Verwaltungsgericht Oldenburg
Beschl. v. 09.03.2005, Az.: 11 B 813/05

Bibliographie

Gericht
VG Oldenburg
Datum
09.03.2005
Aktenzeichen
11 B 813/05
Entscheidungsform
Beschluss
Referenz
WKRS 2005, 43247
Entscheidungsname
[keine Angabe]
ECLI
ECLI:DE:VGOLDBG:2005:0309.11B813.05.0A

Amtlicher Leitsatz

Angesichts der allgemeinen Menschenrechts- und politischen Lage in Syrien dürfen Asylanträge von dortigen Staatsbürgern nur in seltenen Ausnahmefällen als offensichtlich unbegründet abgelehnt werden.

Gründe

1

Das nach § 80 Abs. 5 VwGO, § 36 Abs. 3 und 4 AsylVfG zu beurteilende Begehren ist begründet.

2

Das Bundesamt hat den Asylantrag des Antragstellers nach den hierfür bestehenden gesetzlichen Vorgaben (§ 30 AsylVfG) und den von der Rechtsprechung entwickelten Kriterien (vgl. BVerfG, Beschluss vom 12. Juli 1983 - 1 BvR 1470/82 - BVerfGE 65, 7695 ff.) zu Unrecht als offensichtlich unbegründet abgelehnt. Zumindest das Vorliegen der Voraussetzungen des § 60 Abs. 1 AufenthG bezüglich Syrien kann nicht eindeutig verneint werden.

3

Ob die Behauptung des Antragstellers, er sei nach einer Versammlung von kurdischen Intellektuellen in einem Vorort von Kamishli am 20. Dezember 2004, die er mit anderen geleitet haben soll, vom Sicherheitsdienst seines Heimatlandes gesucht worden, der Wahrheit entspricht, kann erst nach Durchführung einer mündlichen Verhandlung, in der der Antragsteller erneut zu seinen Ausreisegründen befragt werden wird, mit der erforderlichen Sicherheit beurteilt werden.

4

Die Richtigkeit des Vortrages erscheint nach der allgemeinen Lage in Syrien nicht ausgeschlossen. Syrien ist kein demokratischer Rechtsstaat.

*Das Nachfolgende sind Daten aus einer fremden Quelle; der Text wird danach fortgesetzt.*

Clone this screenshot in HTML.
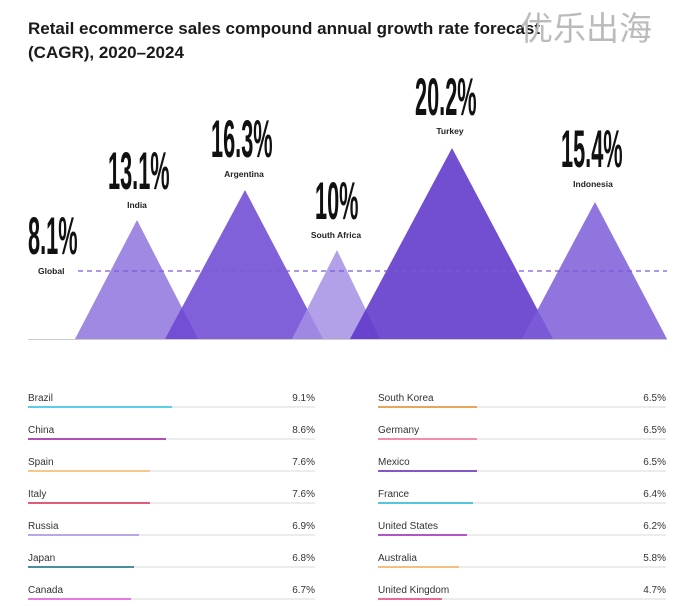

Politische Freiheiten sind praktisch und formal-juristisch weitgehend außer Kraft gesetzt. Alle Lebensbereiche werden kontrolliert, so dass eine direkte politische Opposition nicht möglich ist. Organisierte Formen des Widerstands sind weitgehend zerstört. Es gibt mindestens 300 politische Gefangene. Auch gegen Aktivitäten kurdischer Volkszugehöriger wird vorgegangen, wenn sie als politisch konkretes Handeln gegen die Integrität des syrischen Staates angesehen werden. Schon im normalen Polizeigewahrsam sind Misshandlungen an der Tagesordnung. Bei Fällen mit politischem Bezug wird in erheblichem Ausmaß Folter angewendet (vgl. Lagebericht des Auswärtigen Amtes vom 13. Dezember 2004).

5

Vor diesem Hintergrund muss bei syrischen Staatsbürgern die Ablehnung eines Asylantrages als offensichtlich unbegründet die seltene Ausnahme bleiben. Eine solche ist im Falle des Antragstellers nicht erkennbar. Er ist vom Bundesamt umfangreich angehört worden. Sein Vortrag ist dabei weder unschlüssig noch in gravierender Weise unsubstanziiert oder widersprüchlich gewesen. Er hat zudem eine erhebliche Zahl von Dokumenten eingereicht. Für die Würdigung der Angaben des Antragstellers - schon dies spricht indiziell gegen die Richtigkeit der Einschätzung der Antragsgegnerin - hat das Bundesamt im Bescheid vom 16. Februar 2005 acht Seiten benötigt.